CT scanning revealed various small metallic objects, later identified as shrapnel fragments, in both legs, as well as bone abnormalities.

A history obtained from the widow and daughter of the donor revealed that he had been seriously wounded on the Eastern Front at the end of World War II, probably by a nearby rocket explosion.

His multiple fractures and lesions had not been surgically treated in the Austrian military hospital where he was taken, or in the French prisoner of war camp where he was subsequently held.

There was no surgical removal of the fragments, poor wound care, and no antibiotic therapy. This is a violation of the Geneva Convention of 1864, 1906, and 1929, and as a consequence, the donor experienced pain and stiffness in his left leg for the rest of his life.

He sought surgical interventions due to infections caused by the shrapnel, but in two of these cases, he developed septicaemia, and required treatment in intensive care.

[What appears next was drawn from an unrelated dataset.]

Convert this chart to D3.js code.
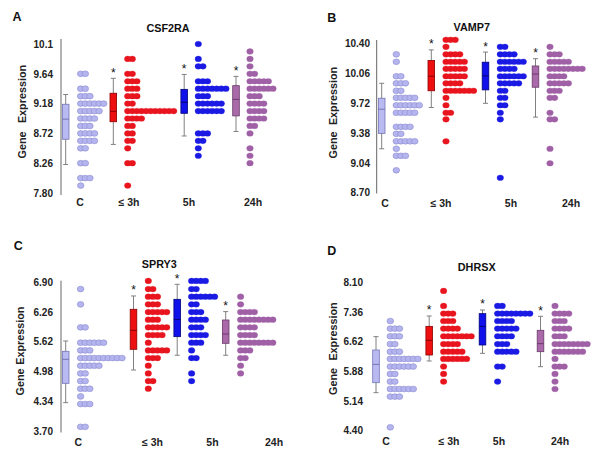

He had limited mobility, and had to use a walking aid, even for short distances at home.

“In light of current armed conflicts, the present case is an example of how one injustice can result in severe, lifelong medical consequences,” explain the doctors, adding that “implementation of the Geneva Convention must be demanded by governments and NGOs whenever civilians and soldiers are wounded.”

Furthermore, this case highlights “how, even after death, a wounded thigh and the story behind it can inform young physicians about the cruelties of war and their obligation to treat people regardless of race, religion, and gender.”

Article: The tell-tale thigh, Johannes Scheurer, Dietrich Stoevesandt, Holger Siekmann, Heike Kielstein, BMJ Case Reports, doi:10.1136/bcr-2015-212909, published 5 May 2016.